Collect all lines from the records below that include the word "this".

· · ·

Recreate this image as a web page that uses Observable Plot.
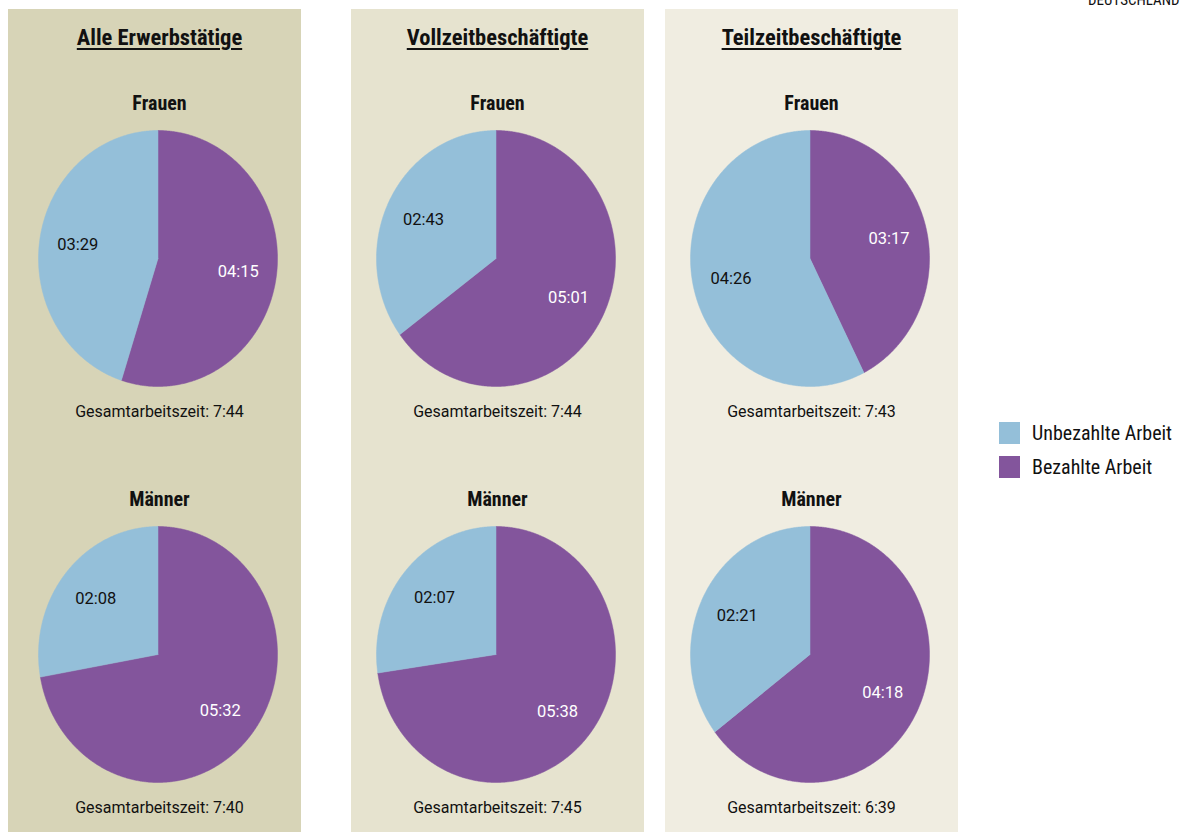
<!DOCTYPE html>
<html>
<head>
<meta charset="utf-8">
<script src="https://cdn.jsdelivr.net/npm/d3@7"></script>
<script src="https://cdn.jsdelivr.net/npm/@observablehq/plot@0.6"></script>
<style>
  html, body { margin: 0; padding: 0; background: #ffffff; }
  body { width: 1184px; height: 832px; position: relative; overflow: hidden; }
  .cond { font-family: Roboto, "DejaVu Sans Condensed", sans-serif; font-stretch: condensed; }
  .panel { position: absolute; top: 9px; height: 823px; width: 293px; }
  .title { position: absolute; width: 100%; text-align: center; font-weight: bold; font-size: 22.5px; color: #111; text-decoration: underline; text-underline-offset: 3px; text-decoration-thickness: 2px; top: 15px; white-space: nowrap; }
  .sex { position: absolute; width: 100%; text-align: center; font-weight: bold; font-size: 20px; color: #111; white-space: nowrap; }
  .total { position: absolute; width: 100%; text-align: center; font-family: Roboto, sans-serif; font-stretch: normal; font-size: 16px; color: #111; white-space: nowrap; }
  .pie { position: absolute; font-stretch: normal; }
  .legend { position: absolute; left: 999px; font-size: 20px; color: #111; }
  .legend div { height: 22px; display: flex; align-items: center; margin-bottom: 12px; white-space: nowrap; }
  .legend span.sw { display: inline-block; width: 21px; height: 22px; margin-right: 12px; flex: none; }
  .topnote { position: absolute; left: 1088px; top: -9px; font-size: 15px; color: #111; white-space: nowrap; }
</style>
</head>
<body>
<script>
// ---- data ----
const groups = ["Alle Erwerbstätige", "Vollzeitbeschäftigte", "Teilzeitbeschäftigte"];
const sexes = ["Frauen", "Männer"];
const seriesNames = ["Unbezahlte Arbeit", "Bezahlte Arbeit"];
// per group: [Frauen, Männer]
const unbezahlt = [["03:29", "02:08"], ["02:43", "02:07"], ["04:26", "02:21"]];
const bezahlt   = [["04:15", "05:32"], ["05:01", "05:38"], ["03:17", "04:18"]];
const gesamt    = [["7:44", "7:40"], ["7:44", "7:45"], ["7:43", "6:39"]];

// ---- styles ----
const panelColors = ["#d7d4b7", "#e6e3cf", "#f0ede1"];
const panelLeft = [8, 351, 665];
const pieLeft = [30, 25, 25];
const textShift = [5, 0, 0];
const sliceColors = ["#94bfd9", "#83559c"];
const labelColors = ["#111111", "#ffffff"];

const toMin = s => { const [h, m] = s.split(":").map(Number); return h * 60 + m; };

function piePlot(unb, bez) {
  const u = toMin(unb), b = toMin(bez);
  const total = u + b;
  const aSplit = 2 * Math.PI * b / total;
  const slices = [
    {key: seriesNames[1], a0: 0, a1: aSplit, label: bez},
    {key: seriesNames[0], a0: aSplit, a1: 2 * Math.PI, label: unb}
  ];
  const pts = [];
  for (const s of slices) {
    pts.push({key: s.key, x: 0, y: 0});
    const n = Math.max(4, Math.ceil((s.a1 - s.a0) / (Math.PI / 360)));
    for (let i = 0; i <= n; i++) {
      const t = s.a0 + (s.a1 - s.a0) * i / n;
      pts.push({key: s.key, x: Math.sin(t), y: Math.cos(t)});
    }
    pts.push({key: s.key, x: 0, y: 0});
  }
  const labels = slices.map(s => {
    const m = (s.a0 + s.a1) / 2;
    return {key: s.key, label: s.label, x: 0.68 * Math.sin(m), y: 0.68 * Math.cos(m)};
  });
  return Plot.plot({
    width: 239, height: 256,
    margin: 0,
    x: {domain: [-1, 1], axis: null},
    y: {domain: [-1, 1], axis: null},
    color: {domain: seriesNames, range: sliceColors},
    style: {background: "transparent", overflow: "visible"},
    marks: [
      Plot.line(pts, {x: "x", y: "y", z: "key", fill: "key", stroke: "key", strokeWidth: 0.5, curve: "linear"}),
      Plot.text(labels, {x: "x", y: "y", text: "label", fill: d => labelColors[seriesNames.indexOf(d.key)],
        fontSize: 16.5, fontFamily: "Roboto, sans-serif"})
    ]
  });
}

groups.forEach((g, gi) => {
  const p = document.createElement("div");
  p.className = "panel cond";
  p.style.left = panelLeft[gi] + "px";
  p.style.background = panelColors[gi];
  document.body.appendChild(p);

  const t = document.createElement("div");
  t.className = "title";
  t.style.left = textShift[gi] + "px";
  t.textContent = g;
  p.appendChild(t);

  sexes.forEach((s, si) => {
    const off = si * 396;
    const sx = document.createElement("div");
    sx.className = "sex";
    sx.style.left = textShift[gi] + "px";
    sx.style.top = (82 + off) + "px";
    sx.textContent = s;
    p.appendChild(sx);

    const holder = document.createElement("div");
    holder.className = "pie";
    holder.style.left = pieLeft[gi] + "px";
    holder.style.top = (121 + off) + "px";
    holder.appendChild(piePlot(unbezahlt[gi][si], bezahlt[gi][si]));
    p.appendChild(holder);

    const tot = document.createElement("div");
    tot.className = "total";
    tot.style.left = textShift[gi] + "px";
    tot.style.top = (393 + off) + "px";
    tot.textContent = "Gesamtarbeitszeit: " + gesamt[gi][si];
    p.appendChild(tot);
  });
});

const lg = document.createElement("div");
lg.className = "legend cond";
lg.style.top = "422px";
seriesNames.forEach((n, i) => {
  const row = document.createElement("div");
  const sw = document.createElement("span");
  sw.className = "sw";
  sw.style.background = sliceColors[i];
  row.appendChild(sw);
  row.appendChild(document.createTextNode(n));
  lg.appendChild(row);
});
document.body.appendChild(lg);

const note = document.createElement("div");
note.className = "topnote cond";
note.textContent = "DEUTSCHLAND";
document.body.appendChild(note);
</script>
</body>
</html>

· · ·

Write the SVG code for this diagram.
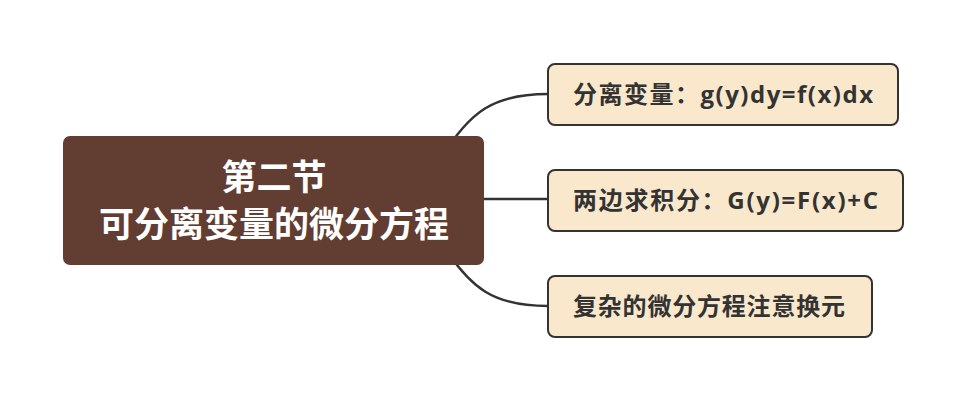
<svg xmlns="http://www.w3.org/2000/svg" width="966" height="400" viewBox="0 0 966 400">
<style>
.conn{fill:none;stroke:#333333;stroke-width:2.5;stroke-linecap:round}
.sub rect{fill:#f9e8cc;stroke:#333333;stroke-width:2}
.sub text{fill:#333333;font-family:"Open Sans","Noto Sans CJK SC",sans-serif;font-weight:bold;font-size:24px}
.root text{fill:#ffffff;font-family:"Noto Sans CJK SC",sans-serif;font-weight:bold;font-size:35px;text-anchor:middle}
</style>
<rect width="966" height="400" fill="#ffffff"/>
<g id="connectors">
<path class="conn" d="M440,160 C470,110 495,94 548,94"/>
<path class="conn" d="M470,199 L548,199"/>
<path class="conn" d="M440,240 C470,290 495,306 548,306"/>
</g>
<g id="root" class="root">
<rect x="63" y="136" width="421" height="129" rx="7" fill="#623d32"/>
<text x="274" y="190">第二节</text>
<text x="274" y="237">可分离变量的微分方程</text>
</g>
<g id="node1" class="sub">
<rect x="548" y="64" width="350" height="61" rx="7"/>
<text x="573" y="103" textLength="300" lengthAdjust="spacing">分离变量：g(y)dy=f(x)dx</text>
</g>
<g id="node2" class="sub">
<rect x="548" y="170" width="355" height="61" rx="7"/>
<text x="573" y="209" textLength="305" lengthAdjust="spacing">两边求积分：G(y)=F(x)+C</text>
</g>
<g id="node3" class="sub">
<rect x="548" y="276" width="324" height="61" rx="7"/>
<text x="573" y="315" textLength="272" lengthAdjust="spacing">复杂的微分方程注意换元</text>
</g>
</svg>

· · ·

-- SOLUTION TO THE PROBLEM --
Recreate this image as a web page that uses Observable Plot.
Write the SVG code for this diagram.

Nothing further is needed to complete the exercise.